Ce grand ensemble, comptant 2 000 habitants et 650 logements, est un laboratoire à ciel ouvert. Les travaux profitent aussi aux habitants. Les murs végétalisés jusqu’aux toits sont des refuges pour les insectes et les oiseaux – et intéressent aussi les humains. « On peut prévenir les inondations et garder au frais les habitations, c’est cinq degrés en moins pendant l’été », vante le coordinateur de l’association des résidents. Une micro-ferme, appréciée des gamins du quartier, abrite quelques poules, une vache, un cochon et des lapins. « Aujourd’hui, vous avez une génération de jeunes enfants qui vivent en ville et ne voient pas d’animaux, s’inquiète Peter Kassies, ou peut-être seulement à la télévision et dans leurs assiettes ». Le résident n’a jamais pensé à déménager. « J’ai une maison avec un jardin à Amsterdam, c’est du jamais vu, je suis très heureux de vivre ici», dit-il avec un large sourire.
Menace dans les champs
Si Amsterdam et certains de ses quartiers, comme GWL-Terrein, sont devenus une terre d’accueil pour les oiseaux, c’est loin d’être le cas dans le reste du pays. Aux Pays-Bas, la population d’oiseaux connaît un déclin majeur depuis la deuxième moitié du XXe siècle. La crise de l’azote due à l’exploitation des vaches, l’extraction de gaz, le changement climatique, la pêche industrielle et la grippe aviaire « mettent tous les oiseaux en danger », regrette Tycho Fokkema. L’agriculture est donc la première cause de ce déclin.

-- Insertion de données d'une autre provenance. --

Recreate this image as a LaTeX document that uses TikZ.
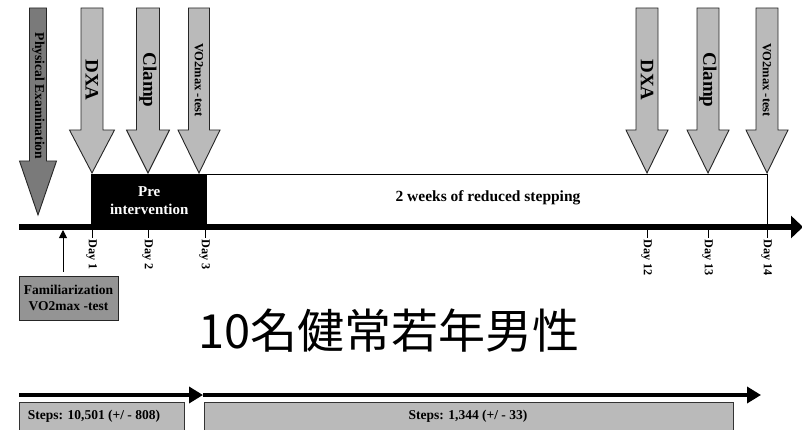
\documentclass[tikz,border=0pt]{standalone}
\usepackage{fontspec}
\setmainfont{Liberation Serif}
\newfontfamily\cjk{Noto Sans CJK JP}
\usetikzlibrary{arrows.meta}
\newcommand\barrow[7]{%
  \draw[#1] ({#2-#3},#5) -- ({#2+#3},#5) -- ({#2+#3},#6) -- ({#2+#4},#6) -- (#2,#7)
    -- ({#2-#4},#6) -- ({#2-#3},#6) -- cycle;}
\begin{document}
\begin{tikzpicture}[x=1pt,y=-1pt,
  lightarrow/.style={fill=black!27, draw=black!85, line width=0.9pt},
  darkarrow/.style={fill=black!52, draw=black!85, line width=0.9pt},
  bigtxt/.style={rotate=-90, inner sep=0, font=\bfseries\fontsize{19}{19}\selectfont},
  smalltxt/.style={rotate=-90, inner sep=0, font=\bfseries\fontsize{12.5}{12.5}\selectfont},
  daylbl/.style={rotate=-90, anchor=west, inner sep=0, font=\bfseries\fontsize{12.2}{12.2}\selectfont},
  tick/.style={line width=0.9pt},
  stepsbox/.style={fill=black!27, draw=black!80, line width=0.9pt, inner sep=0},
  stepstxt/.style={inner sep=0, font=\bfseries\fontsize{13.5}{13.5}\selectfont},
  timeline/.style={line width=6pt, -{Triangle[length=12pt,width=22pt]}},
  subline/.style={line width=3.5pt, -{Triangle[length=14pt,width=16pt]}}]
\useasboundingbox (0,0) rectangle (802,430);

% vertical block arrows
\barrow{darkarrow}{38}{8.5}{18.5}{8}{161}{215}
\barrow{lightarrow}{92}{11}{22.5}{8}{130}{173}
\barrow{lightarrow}{148}{11.5}{21.5}{8}{130}{173}
\barrow{lightarrow}{199}{10.5}{21}{8}{130}{173}
\barrow{lightarrow}{647}{11}{21}{8}{130}{173}
\barrow{lightarrow}{708}{11}{21}{8}{130}{173}
\barrow{lightarrow}{767}{11}{21}{8}{130}{173}

\node[rotate=-90, inner sep=0, font=\bfseries\fontsize{13.6}{13.6}\selectfont] (pe) at (38.5,96) {Physical Examination};
\node[bigtxt] (dxa1) at (92,80) {DXA};
\node[bigtxt] (cl1) at (148,80) {Clamp};
\node[smalltxt] (vo1) at (199,80) {VO2max -test};
\node[bigtxt] (dxa2) at (647,80) {DXA};
\node[bigtxt] (cl2) at (708,80) {Clamp};
\node[smalltxt] (vo2) at (767,80) {VO2max -test};

% boxes above timeline
\node[fill=black, text=white, inner sep=0, minimum width=116pt, minimum height=53pt, anchor=north west,
  align=center, font=\bfseries\fontsize{15}{18}\selectfont] (pre) at (91,174) {Pre\\intervention};
\coordinate (wbr) at (767,227);
\draw[line width=0.9pt] (pre.north east) -- (pre.north east -| wbr) -- (wbr);
\node[inner sep=0, font=\bfseries\fontsize{15.5}{15.5}\selectfont] (red) at (488,198) {2 weeks of reduced stepping};

% timeline
\coordinate (ts) at (19,227);
\coordinate (te) at (803,227);
\draw[timeline] (ts) -- (te);

% ticks and day labels
\foreach \x/\d [count=\i] in {92/1,148/2,205/3,647/12,708/13,767/14}{
  \coordinate (t\i) at (\x,227);
  \coordinate (b\i) at (\x,238);
  \draw[tick] (t\i) -- (b\i);
  \node[daylbl] (day\i) at (\x-0.5,239) {Day \d};
}

% familiarization
\node[fill=black!42, draw=black!85, line width=0.9pt, inner sep=0, minimum width=99pt, minimum height=44pt,
  align=center, font=\bfseries\fontsize{13.5}{16}\selectfont] (fam) at (68.5,298) {Familiarization\\VO2max -test};
\coordinate (fa) at (63,230);
\draw[line width=0.9pt, -{Triangle[length=8pt,width=8pt]}] (fam.north -| fa) ++(0,-4) -- (fa);

% title
\node[inner sep=0, font=\cjk\fontsize{47}{47}\selectfont] (title) at (389,331) {10名健常若年男性};

% bottom step arrows
\coordinate (s0) at (19,395);
\coordinate (s1) at (203,395);
\coordinate (s2) at (761,395);
\draw[subline] (s0) -- (s1);
\draw[subline] (s1) -- (s2);
\node[stepsbox, minimum width=165pt, minimum height=31pt, anchor=north west] (st1) at (19,402) {};
\node[stepsbox, minimum width=529pt, minimum height=31pt, anchor=north west] (st2) at (204,402) {};
\node[stepstxt] (sl1) at (94,416) {Steps: 10,501 (+/ - 808)};
\node[stepstxt] (sl2) at (468,416) {Steps: 1,344 (+/ - 33)};
\end{tikzpicture}
\end{document}
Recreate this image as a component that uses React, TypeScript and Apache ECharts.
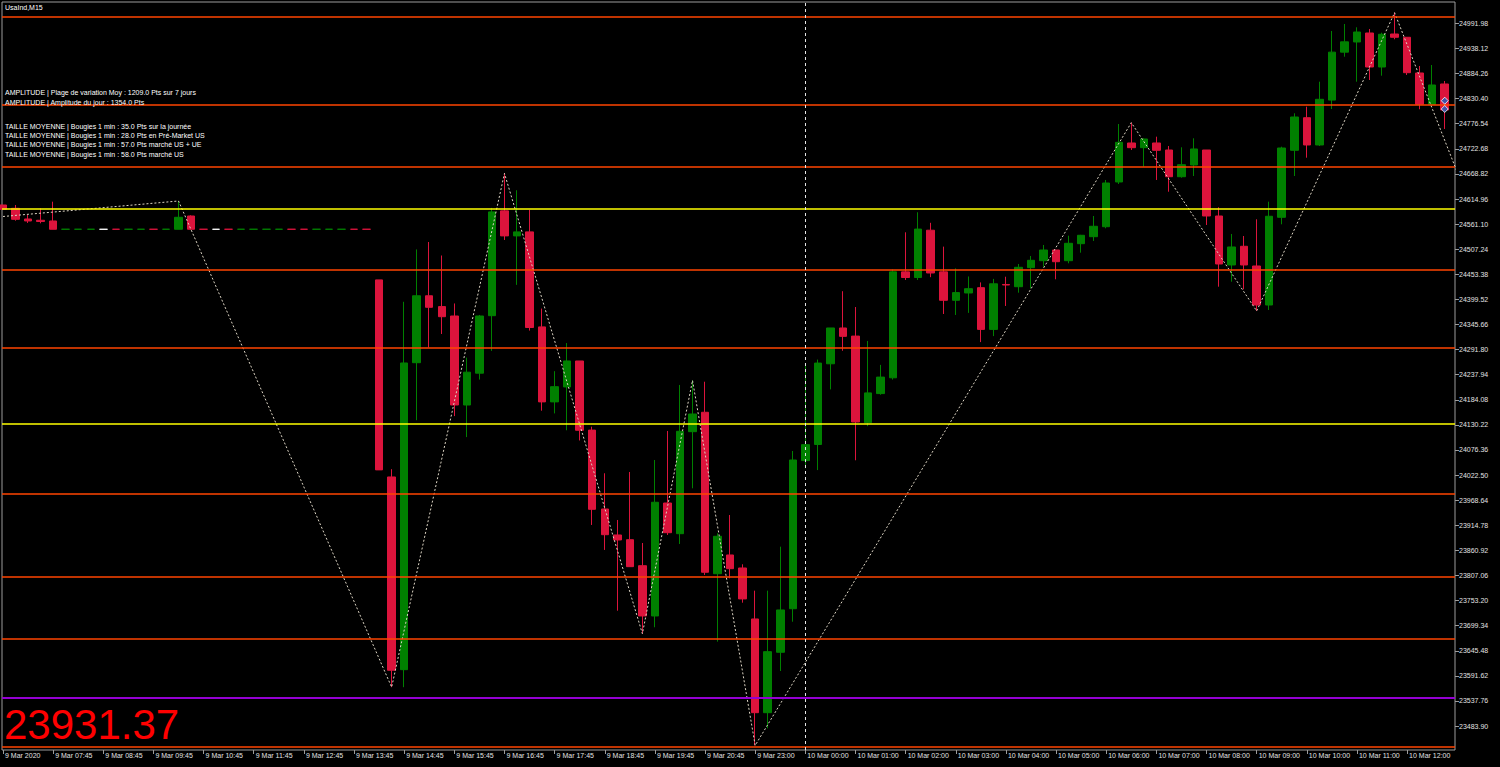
import React, { useEffect, useRef } from "react";
import * as echarts from "echarts";

// ---------- DATA ----------
const opens = [
  24602.1, 24595.0, 24572.1, 24569.3, 24567.8,
  24550.0, 24550.0, 24550.0, 24550.0, 24550.1, 24550.0, 24550.0, 24550.1, 24550.0,
  24550.0, 24578.5,
  24550.1, 24550.0, 24550.1, 24550.0, 24550.0, 24550.0, 24550.0, 24550.1, 24550.1, 24550.0, 24550.0, 24550.0, 24550.1, 24550.1,
  24441.4, 24018.5, 23605.0, 24263.7, 24407.3, 24384.1, 24363.9, 24172.9, 24241.2, 24364.6,
  24589.5, 24535.8, 24544.4, 24340.5, 24179.6, 24211.6, 24267.4, 24119.1, 23949.8, 23894.0,
  23883.9, 23828.1, 23720.2, 23962.6, 23896.8, 24115.7, 24157.3, 23810.9, 23851.1, 23823.2,
  23713.8, 23512.7, 23642.3, 23735.8, 24053.6, 24088.2, 24261.4, 24338.2, 24320.8, 24135.0,
  24197.4, 24231.3, 24458.6, 24446.5, 24548.0, 24458.6, 24397.6, 24413.3, 24424.7, 24335.2,
  24431.5, 24426.8, 24467.6, 24482.6, 24505.5, 24482.6, 24519.1, 24534.1, 24555.5, 24651.5,
  24735.2, 24725.1, 24735.2, 24720.1, 24662.8, 24687.9, 24720.1, 24578.5, 24473.4, 24513.5,
  24471.2, 24387.5, 24575.7, 24719.5, 24789.4, 24730.9, 24827.2, 24930.1, 24951.9, 24971.2,
  24898.2, 24969.0, 24962.0, 24885.4, 24818.2, 24861.8,
];
const closes = [
  24592.9, 24571.4, 24567.8, 24566.7, 24550.0,
  24550.1, 24550.1, 24550.1, 24550.0, 24550.0, 24550.1, 24550.1, 24550.0, 24550.1,
  24575.7, 24550.0,
  24550.0, 24550.0, 24550.0, 24550.1, 24550.1, 24550.1, 24550.1, 24550.0, 24550.0, 24550.1, 24550.1, 24550.1, 24550.0, 24550.0,
  24033.7, 23603.7, 24263.1, 24407.3, 24382.6, 24362.4, 24172.9, 24243.3, 24363.9, 24587.3,
  24535.8, 24544.4, 24339.2, 24179.6, 24212.2, 24267.4, 24118.7, 23949.1, 23894.6, 23883.3,
  23826.0, 23720.2, 23964.2, 23898.9, 24116.5, 24153.6, 23814.0, 23891.2, 23821.7, 23756.8,
  23512.7, 23643.6, 23733.1, 24054.9, 24087.8, 24262.9, 24338.2, 24320.2, 24136.5, 24198.9,
  24232.8, 24458.6, 24446.5, 24550.4, 24456.2, 24397.6, 24414.1, 24422.5, 24335.2, 24433.0,
  24430.4, 24468.4, 24483.4, 24505.5, 24480.4, 24519.9, 24537.1, 24556.4, 24649.3, 24736.6,
  24725.1, 24743.7, 24719.5, 24662.8, 24688.6, 24722.3, 24578.5, 24475.5, 24512.0, 24473.4,
  24387.5, 24577.9, 24724.4, 24790.9, 24730.9, 24828.9, 24930.1, 24952.2, 24973.3, 24898.2,
  24968.4, 24962.0, 24886.0, 24818.2, 24859.6, 24805.9,
];
const lows = [
  24592.9, 24568.4, 24563.5, 24562.8, 24550.0,
  24550.0, 24550.0, 24550.0, 24550.0, 24550.0, 24550.0, 24550.0, 24550.0, 24550.0,
  24550.0, 24548.5,
  24550.0, 24550.0, 24550.0, 24550.0, 24550.0, 24550.0, 24550.0, 24550.0, 24550.0, 24550.0, 24550.0, 24550.0, 24550.0, 24550.0,
  24033.7, 23567.4, 23567.4, 24140.3, 24296.3, 24325.3, 24149.1, 24104.1, 24227.5, 24289.0,
  24527.0, 24430.7, 24332.6, 24160.7, 24154.9, 24118.7, 24096.8, 23915.5, 23861.9, 23731.5,
  23826.0, 23682.2, 23696.0, 23894.0, 23874.7, 23994.2, 23808.2, 23665.1, 23801.1, 23748.7,
  23442.5, 23479.2, 23602.1, 23707.9, 24037.1, 24033.3, 24206.4, 24289.3, 24054.3, 24127.5,
  24195.0, 24227.5, 24441.2, 24441.2, 24447.2, 24368.2, 24366.1, 24370.6, 24307.9, 24320.8,
  24385.4, 24413.9, 24423.4, 24469.7, 24442.7, 24477.0, 24499.8, 24524.9, 24552.1, 24647.2,
  24720.1, 24684.3, 24655.8, 24630.6, 24660.7, 24664.3, 24559.2, 24426.8, 24437.5, 24421.2,
  24374.7, 24376.8, 24560.7, 24664.3, 24703.6, 24728.7, 24808.1, 24920.3, 24866.7, 24870.3,
  24879.6, 24957.7, 24881.1, 24807.5, 24813.0, 24765.2,
];
const highs = [
  24602.1, 24602.1, 24580.6, 24595.0, 24609.2,
  24550.1, 24550.1, 24550.1, 24550.0, 24550.1, 24550.1, 24550.1, 24550.1, 24550.1,
  24610.7, 24580.0,
  24550.1, 24550.0, 24550.1, 24550.1, 24550.1, 24550.1, 24550.1, 24550.1, 24550.1, 24550.1, 24550.1, 24550.1, 24550.1, 24550.1,
  24441.4, 24035.2, 24394.4, 24506.8, 24522.7, 24493.7, 24390.8, 24274.6, 24366.0, 24595.9,
  24669.9, 24633.7, 24591.6, 24379.8, 24245.5, 24305.8, 24267.4, 24126.4, 24026.4, 23926.2,
  24029.2, 23876.8, 24054.9, 24117.2, 24215.9, 24225.7, 24222.9, 23897.6, 23936.9, 23831.1,
  23774.5, 23774.5, 23868.9, 24074.2, 24258.8, 24270.4, 24338.2, 24417.1, 24383.2, 24310.3,
  24259.0, 24463.9, 24543.5, 24586.5, 24563.9, 24512.8, 24466.1, 24448.7, 24436.0, 24443.5,
  24448.2, 24475.5, 24492.7, 24516.3, 24505.5, 24536.2, 24538.0, 24578.5, 24655.8, 24775.9,
  24778.7, 24745.2, 24748.7, 24728.7, 24725.9, 24745.2, 24720.1, 24597.2, 24539.9, 24535.6,
  24571.4, 24609.2, 24727.2, 24798.9, 24813.0, 24866.7, 24975.5, 24990.5, 24983.4, 24979.8,
  24971.8, 25014.7, 24962.0, 24900.4, 24902.5, 24868.2,
];
// bars whose open equals close (drawn in the neutral/white colour)
const neutralBars = [8, 17];

const zigzagBars = [0, 14, 31, 40, 51, 55, 60, 90, 100, 111, 117];
const zigzagValues = [24577.4, 24610.7, 23567.4, 24669.9, 23682.2, 24225.7, 23442.5, 24778.7, 24374.7, 25014.7, 24603.8];

const orangeLevels = [25006.2, 24816.7, 24684.3, 24463.3, 24295.3, 23982.0, 23804.9, 23671.3, 23439.8];
const yellowLevels = [24593.5, 24133.7];
const purpleLevels = [23544.3];
const daySeparatorBar = 64;
const tradeMarks = [
  [115, 24825.9],
  [115, 24808.1],
];

const xTickBars = [0, 4, 8, 12, 16, 20, 24, 28, 32, 36, 40, 44, 48, 52, 56, 60, 64, 68, 72, 76, 80, 84, 88, 92, 96, 100, 104, 108, 112];
const xTickLabels = [
  "9 Mar 2020", "9 Mar 07:45", "9 Mar 08:45", "9 Mar 09:45", "9 Mar 10:45", "9 Mar 11:45",
  "9 Mar 12:45", "9 Mar 13:45", "9 Mar 14:45", "9 Mar 15:45", "9 Mar 16:45", "9 Mar 17:45",
  "9 Mar 18:45", "9 Mar 19:45", "9 Mar 20:45", "9 Mar 23:00", "10 Mar 00:00", "10 Mar 01:00",
  "10 Mar 02:00", "10 Mar 03:00", "10 Mar 04:00", "10 Mar 05:00", "10 Mar 06:00", "10 Mar 07:00",
  "10 Mar 08:00", "10 Mar 09:00", "10 Mar 10:00", "10 Mar 11:00", "10 Mar 12:00",
];
const yTicks = [
  23483.9, 23537.76, 23591.62, 23645.48, 23699.34, 23753.2, 23807.06, 23860.92, 23914.78, 23968.64,
  24022.5, 24076.36, 24130.22, 24184.08, 24237.94, 24291.8, 24345.66, 24399.52, 24453.38, 24507.24,
  24561.1, 24614.96, 24668.82, 24722.68, 24776.54, 24830.4, 24884.26, 24938.12, 24991.98,
];

const symbolTitle = "UsaInd,M15";
const infoLines = [
  "AMPLITUDE | Plage de variation Moy : 1209.0 Pts sur 7 jours",
  "AMPLITUDE | Amplitude du jour : 1354.0 Pts",
  "TAILLE MOYENNE | Bougies 1 min : 35.0 Pts sur la journée",
  "TAILLE MOYENNE | Bougies 1 min : 28.0 Pts en Pré-Market US",
  "TAILLE MOYENNE | Bougies 1 min : 57.0 Pts marché US + UE",
  "TAILLE MOYENNE | Bougies 1 min : 58.0 Pts marché US",
];
const priceTag = "23931.37";

// ---------- STYLE / LAYOUT ----------
const FONT = '"Liberation Sans", Arial, sans-serif';
const BULL = "#008000";
const BEAR = "#dc143c";
const NEUTRAL = "#ffffff";
const FRAME = "#9c9c9c";
const TEXT = "#e2e2e2";
const infoY = [92.7, 102, 126.3, 135.3, 144.7, 154];

export default function App() {
  const ref = useRef<HTMLDivElement>(null);

  useEffect(() => {
    document.body.style.margin = "0";
    document.body.style.background = "#000";
    const chart = echarts.init(ref.current!, null, { renderer: "svg" });

    const candleData = opens.map((o, i) => {
      const item: any = { value: [i, o, closes[i], lows[i], highs[i]] };
      if (neutralBars.includes(i)) {
        item.itemStyle = { color: NEUTRAL, color0: NEUTRAL, borderColor: NEUTRAL, borderColor0: NEUTRAL };
      }
      return item;
    });

    const levelLines: any[] = [
      ...orangeLevels.map((v) => ({ yAxis: v, lineStyle: { color: "#ff4500", width: 1.6, type: "solid" } })),
      ...yellowLevels.map((v) => ({ yAxis: v, lineStyle: { color: "#ffff00", width: 1.6, type: "solid" } })),
      ...purpleLevels.map((v) => ({ yAxis: v, lineStyle: { color: "#9400d3", width: 2, type: "solid" } })),
      { xAxis: daySeparatorBar, lineStyle: { color: "#e6e6e6", width: 1, type: [3, 3] } },
    ];

    const option: any = {
      animation: false,
      backgroundColor: "#000000",
      grid: {
        left: 2,
        right: 45,
        top: 2,
        bottom: 17,
        show: true,
        borderColor: FRAME,
        borderWidth: 1,
        backgroundColor: "transparent",
      },
      xAxis: {
        type: "value",
        min: -0.08,
        max: 115.82,
        splitLine: { show: false },
        axisLine: { show: false, onZero: false },
        axisTick: {
          show: true,
          customValues: xTickBars,
          length: 4,
          lineStyle: { color: FRAME, width: 1 },
        },
        axisLabel: {
          customValues: xTickBars,
          formatter: (v: number) => {
            const k = xTickBars.indexOf(Math.round(v));
            return k >= 0 ? xTickLabels[k] : "";
          },
          align: "left",
          margin: 2,
          padding: [0, 0, 0, 2],
          color: TEXT,
          fontSize: 7,
          fontFamily: FONT,
        },
      },
      yAxis: {
        type: "value",
        position: "right",
        min: 23432.6,
        max: 25037.7,
        scale: true,
        splitLine: { show: false },
        axisLine: { show: false, onZero: false },
        axisTick: {
          show: true,
          customValues: yTicks,
          length: 4,
          lineStyle: { color: FRAME, width: 1 },
        },
        axisLabel: {
          customValues: yTicks,
          formatter: (v: number) => v.toFixed(2),
          margin: 4,
          color: TEXT,
          fontSize: 7,
          fontFamily: FONT,
        },
      },
      series: [
        {
          type: "candlestick",
          name: "UsaInd",
          dimensions: ["bar", "open", "close", "lowest", "highest"],
          encode: { x: 0, y: [1, 2, 3, 4] },
          data: candleData,
          barWidth: 8,
          clip: true,
          itemStyle: {
            color: BULL,
            color0: BEAR,
            borderColor: BULL,
            borderColor0: BEAR,
            borderWidth: 1,
          },
          z: 2,
        },
        {
          type: "line",
          name: "levels",
          data: [],
          z: 3,
          markLine: {
            silent: true,
            symbol: ["none", "none"],
            label: { show: false },
            animation: false,
            data: levelLines,
          },
        },
        {
          type: "line",
          name: "ZigZag",
          data: zigzagBars.map((b, k) => [b, zigzagValues[k]]),
          showSymbol: false,
          clip: true,
          lineStyle: { color: "#ddd5c4", width: 1, type: [2, 2] },
          z: 4,
        },
        {
          type: "scatter",
          name: "trades",
          data: tradeMarks,
          symbol: "diamond",
          symbolSize: 7,
          itemStyle: { color: "#1c62c4", borderColor: "#ffffff", borderWidth: 1 },
          z: 5,
        },
      ],
      graphic: [
        {
          type: "text",
          x: 5,
          y: 7.5,
          z: 100,
          silent: true,
          style: { text: symbolTitle, fill: "#ffffff", fontSize: 7, fontFamily: FONT, verticalAlign: "middle" },
        },
        ...infoLines.map((t, k) => ({
          type: "text",
          x: 5,
          y: infoY[k],
          z: 100,
          silent: true,
          style: { text: t, fill: "#ffffff", fontSize: 7, fontFamily: FONT, verticalAlign: "middle" },
        })),
        {
          type: "text",
          x: 4,
          y: 724,
          z: 100,
          silent: true,
          style: { text: priceTag, fill: "#ff0000", fontSize: 42, fontFamily: FONT, verticalAlign: "middle" },
        },
      ],
    };

    chart.setOption(option);
    return () => chart.dispose();
  }, []);

  return <div ref={ref} style={{ width: 1500, height: 767, background: "#000" }} />;
}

Le système agroalimentaire néerlandais, considéré comme l’un des plus performants au monde, classe le pays à la deuxième place des exportateurs mondiaux de produits agroalimentaires, derrière les États-Unis. Pour garantir cette productivité, les fermes, ultra-industrialisées, pratiquent la monoculture et utilisent de nombreux pesticides. Résultat : des kilomètres carrés de champ sans bocage ni haies, à perte de vue. Des espaces qui sont pourtant le refuge habituel des oiseaux, devenus silencieux. Un paradoxe apparaît : la ville d’Amsterdam sera bientôt plus accueillante que les zones naturelles environnantes.